## Dataset section:
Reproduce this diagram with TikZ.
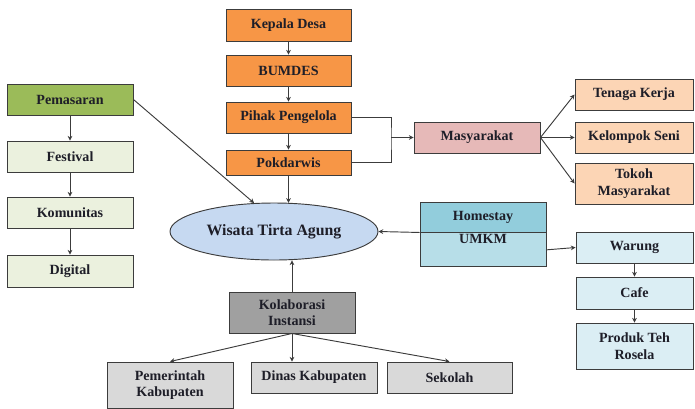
\documentclass[tikz,border=0pt]{standalone}
\usepackage{fontspec}
\setmainfont{Liberation Serif}
\usetikzlibrary{arrows.meta,shapes.geometric}

\definecolor{oranye}{RGB}{247,150,70}
\definecolor{hijau}{RGB}{155,187,89}
\definecolor{hijaumuda}{RGB}{235,241,222}
\definecolor{merahmuda}{RGB}{230,185,184}
\definecolor{persik}{RGB}{252,213,181}
\definecolor{biruelips}{RGB}{198,217,241}
\definecolor{tosca}{RGB}{146,205,220}
\definecolor{toscamuda}{RGB}{183,222,232}
\definecolor{birumuda}{RGB}{219,238,244}
\definecolor{abutua}{RGB}{160,160,160}
\definecolor{abumuda}{RGB}{217,217,217}
\definecolor{garis}{RGB}{60,60,60}
\definecolor{teks}{RGB}{30,30,40}

\begin{document}
\begin{tikzpicture}[x=0.03cm, y=-0.03cm,
                    box/.style={draw=garis, line width=0.8pt, minimum width=125*0.03cm,
                                inner sep=1pt, align=center, text=teks,
                                font=\fontsize{12}{14}\selectfont\bfseries},
                    arr/.style={draw=garis, line width=0.8pt, -{Stealth[length=4pt,width=4pt]}}]
                    \useasboundingbox (0,0) rectangle (695,408);

                    \node[box, fill=oranye, minimum height=32*0.03cm] (kepala) at (288.5,25) {Kepala Desa};
                    \node[box, fill=oranye, minimum height=31*0.03cm] (bumdes) at (288.5,70.5) {BUMDES};
                    \node[box, fill=oranye, minimum height=31*0.03cm] (pihak) at (288.5,117.5) {Pihak Pengelola};
                    \node[box, fill=oranye, minimum height=25*0.03cm] (pokdarwis) at (288.5,162.5) {Pokdarwis};
                    \draw[arr] (kepala) -- (bumdes);
                    \draw[arr] (bumdes) -- (pihak);
                    \draw[arr] (pihak) -- (pokdarwis);

                    \node[ellipse, draw=garis, line width=0.8pt, fill=biruelips, text=teks,
                          minimum width=208*0.03cm, minimum height=57*0.03cm,
                          font=\fontsize{13.5}{15}\selectfont\bfseries] (wisata) at (274,231.5) {Wisata Tirta Agung};
                    \draw[arr] (pokdarwis.south) -- (pokdarwis.south |- wisata.65);

                    \node[box, fill=hijau, minimum width=126*0.03cm, minimum height=31*0.03cm] (pemasaran) at (70,99.5) {Pemasaran};
                    \node[box, fill=hijaumuda, minimum width=126*0.03cm, minimum height=31*0.03cm] (festival) at (70,156.5) {Festival};
                    \node[box, fill=hijaumuda, minimum width=126*0.03cm, minimum height=31*0.03cm] (komunitas) at (70,212.5) {Komunitas};
                    \node[box, fill=hijaumuda, minimum width=126*0.03cm, minimum height=32*0.03cm] (digital) at (70,271) {Digital};
                    \draw[arr] (pemasaran) -- (festival);
                    \draw[arr] (festival) -- (komunitas);
                    \draw[arr] (komunitas) -- (digital);
                    \draw[arr] (pemasaran.east) -- (wisata.125);

                    \node[box, fill=merahmuda, minimum width=126*0.03cm, minimum height=31*0.03cm] (masyarakat) at (477,137.5) {Masyarakat};
                    \coordinate (gabung) at (391,137.5);
                    \draw[draw=garis, line width=0.8pt] (pihak.east) -| (gabung) |- (pokdarwis.east);
                    \draw[arr] (gabung) -- (masyarakat.west);

                    \node[box, fill=persik, minimum width=118*0.03cm, minimum height=31*0.03cm] (tenaga) at (634,94.5) {Tenaga Kerja};
                    \node[box, fill=persik, minimum width=118*0.03cm, minimum height=31*0.03cm] (kelompok) at (634,137.5) {Kelompok Seni};
                    \node[box, fill=persik, minimum width=118*0.03cm, minimum height=41*0.03cm] (tokoh) at (634,183.5) {Tokoh\\Masyarakat};
                    \draw[arr] (masyarakat.east) -- (tenaga.west);
                    \draw[arr] (masyarakat.east) -- (kelompok.west);
                    \draw[arr] (masyarakat.east) -- (tokoh.west);

                    \node[box, fill=tosca, minimum width=126*0.03cm, minimum height=30*0.03cm] (homestay) at (483,217) {Homestay};
                    \node[box, fill=toscamuda, minimum width=126*0.03cm, minimum height=30*0.03cm, anchor=north] (umkm) at (homestay.south) {UMKM\\[5pt]};
                    \draw[arr] (homestay.south west) -- (wisata.east);

                    \node[box, fill=birumuda, minimum width=117*0.03cm, minimum height=31*0.03cm] (warung) at (634.5,247.5) {Warung};
                    \node[box, fill=birumuda, minimum width=117*0.03cm, minimum height=32*0.03cm] (cafe) at (634.5,293) {Cafe};
                    \node[box, fill=birumuda, minimum width=117*0.03cm, minimum height=46*0.03cm] (produk) at (634.5,346) {Produk Teh\\Rosela};
                    \draw[arr] (umkm.east) -- (warung.west);
                    \draw[arr] (warung) -- (cafe);
                    \draw[arr] (cafe) -- (produk);

                    \node[box, fill=abutua, minimum width=126*0.03cm, minimum height=41*0.03cm] (kolaborasi) at (292,312.5) {Kolaborasi\\Instansi};
                    \draw[arr] (kolaborasi.north) -- (kolaborasi.north |- wisata.south);

                    \node[box, fill=abumuda, minimum width=126*0.03cm, minimum height=46*0.03cm] (pemerintah) at (170,385) {Pemerintah\\Kabupaten};
                    \node[box, fill=abumuda, minimum width=126*0.03cm, minimum height=31*0.03cm] (dinas) at (314,377.5) {Dinas Kabupaten};
                    \node[box, fill=abumuda, minimum width=125*0.03cm, minimum height=31*0.03cm] (sekolah) at (449.5,377.5) {Sekolah};
                    \draw[arr] (kolaborasi.south) -- (pemerintah.north);
                    \draw[arr] (kolaborasi.south) -- (kolaborasi.south |- dinas.north);
                    \draw[arr] (kolaborasi.south) -- (sekolah.north);

                \end{tikzpicture}
\end{document}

## Written problem:
Omit each picture, then return all of the listing exactly as it stands.

## Solution:
Reproduce this diagram with TikZ.
\documentclass[tikz,border=0pt]{standalone}
\usepackage{fontspec}
\setmainfont{Liberation Serif}
\usetikzlibrary{arrows.meta,shapes.geometric}

\definecolor{oranye}{RGB}{247,150,70}
\definecolor{hijau}{RGB}{155,187,89}
\definecolor{hijaumuda}{RGB}{235,241,222}
\definecolor{merahmuda}{RGB}{230,185,184}
\definecolor{persik}{RGB}{252,213,181}
\definecolor{biruelips}{RGB}{198,217,241}
\definecolor{tosca}{RGB}{146,205,220}
\definecolor{toscamuda}{RGB}{183,222,232}
\definecolor{birumuda}{RGB}{219,238,244}
\definecolor{abutua}{RGB}{160,160,160}
\definecolor{abumuda}{RGB}{217,217,217}
\definecolor{garis}{RGB}{60,60,60}
\definecolor{teks}{RGB}{30,30,40}

\begin{document}
\begin{tikzpicture}[x=0.03cm, y=-0.03cm,
                    box/.style={draw=garis, line width=0.8pt, minimum width=125*0.03cm,
                                inner sep=1pt, align=center, text=teks,
                                font=\fontsize{12}{14}\selectfont\bfseries},
                    arr/.style={draw=garis, line width=0.8pt, -{Stealth[length=4pt,width=4pt]}}]
                    \useasboundingbox (0,0) rectangle (695,408);

                    \node[box, fill=oranye, minimum height=32*0.03cm] (kepala) at (288.5,25) {Kepala Desa};
                    \node[box, fill=oranye, minimum height=31*0.03cm] (bumdes) at (288.5,70.5) {BUMDES};
                    \node[box, fill=oranye, minimum height=31*0.03cm] (pihak) at (288.5,117.5) {Pihak Pengelola};
                    \node[box, fill=oranye, minimum height=25*0.03cm] (pokdarwis) at (288.5,162.5) {Pokdarwis};
                    \draw[arr] (kepala) -- (bumdes);
                    \draw[arr] (bumdes) -- (pihak);
                    \draw[arr] (pihak) -- (pokdarwis);

                    \node[ellipse, draw=garis, line width=0.8pt, fill=biruelips, text=teks,
                          minimum width=208*0.03cm, minimum height=57*0.03cm,
                          font=\fontsize{13.5}{15}\selectfont\bfseries] (wisata) at (274,231.5) {Wisata Tirta Agung};
                    \draw[arr] (pokdarwis.south) -- (pokdarwis.south |- wisata.65);

                    \node[box, fill=hijau, minimum width=126*0.03cm, minimum height=31*0.03cm] (pemasaran) at (70,99.5) {Pemasaran};
                    \node[box, fill=hijaumuda, minimum width=126*0.03cm, minimum height=31*0.03cm] (festival) at (70,156.5) {Festival};
                    \node[box, fill=hijaumuda, minimum width=126*0.03cm, minimum height=31*0.03cm] (komunitas) at (70,212.5) {Komunitas};
                    \node[box, fill=hijaumuda, minimum width=126*0.03cm, minimum height=32*0.03cm] (digital) at (70,271) {Digital};
                    \draw[arr] (pemasaran) -- (festival);
                    \draw[arr] (festival) -- (komunitas);
                    \draw[arr] (komunitas) -- (digital);
                    \draw[arr] (pemasaran.east) -- (wisata.125);

                    \node[box, fill=merahmuda, minimum width=126*0.03cm, minimum height=31*0.03cm] (masyarakat) at (477,137.5) {Masyarakat};
                    \coordinate (gabung) at (391,137.5);
                    \draw[draw=garis, line width=0.8pt] (pihak.east) -| (gabung) |- (pokdarwis.east);
                    \draw[arr] (gabung) -- (masyarakat.west);

                    \node[box, fill=persik, minimum width=118*0.03cm, minimum height=31*0.03cm] (tenaga) at (634,94.5) {Tenaga Kerja};
                    \node[box, fill=persik, minimum width=118*0.03cm, minimum height=31*0.03cm] (kelompok) at (634,137.5) {Kelompok Seni};
                    \node[box, fill=persik, minimum width=118*0.03cm, minimum height=41*0.03cm] (tokoh) at (634,183.5) {Tokoh\\Masyarakat};
                    \draw[arr] (masyarakat.east) -- (tenaga.west);
                    \draw[arr] (masyarakat.east) -- (kelompok.west);
                    \draw[arr] (masyarakat.east) -- (tokoh.west);

                    \node[box, fill=tosca, minimum width=126*0.03cm, minimum height=30*0.03cm] (homestay) at (483,217) {Homestay};
                    \node[box, fill=toscamuda, minimum width=126*0.03cm, minimum height=30*0.03cm, anchor=north] (umkm) at (homestay.south) {UMKM\\[5pt]};
                    \draw[arr] (homestay.south west) -- (wisata.east);

                    \node[box, fill=birumuda, minimum width=117*0.03cm, minimum height=31*0.03cm] (warung) at (634.5,247.5) {Warung};
                    \node[box, fill=birumuda, minimum width=117*0.03cm, minimum height=32*0.03cm] (cafe) at (634.5,293) {Cafe};
                    \node[box, fill=birumuda, minimum width=117*0.03cm, minimum height=46*0.03cm] (produk) at (634.5,346) {Produk Teh\\Rosela};
                    \draw[arr] (umkm.east) -- (warung.west);
                    \draw[arr] (warung) -- (cafe);
                    \draw[arr] (cafe) -- (produk);

                    \node[box, fill=abutua, minimum width=126*0.03cm, minimum height=41*0.03cm] (kolaborasi) at (292,312.5) {Kolaborasi\\Instansi};
                    \draw[arr] (kolaborasi.north) -- (kolaborasi.north |- wisata.south);

                    \node[box, fill=abumuda, minimum width=126*0.03cm, minimum height=46*0.03cm] (pemerintah) at (170,385) {Pemerintah\\Kabupaten};
                    \node[box, fill=abumuda, minimum width=126*0.03cm, minimum height=31*0.03cm] (dinas) at (314,377.5) {Dinas Kabupaten};
                    \node[box, fill=abumuda, minimum width=125*0.03cm, minimum height=31*0.03cm] (sekolah) at (449.5,377.5) {Sekolah};
                    \draw[arr] (kolaborasi.south) -- (pemerintah.north);
                    \draw[arr] (kolaborasi.south) -- (kolaborasi.south |- dinas.north);
                    \draw[arr] (kolaborasi.south) -- (sekolah.north);

                \end{tikzpicture}
\end{document}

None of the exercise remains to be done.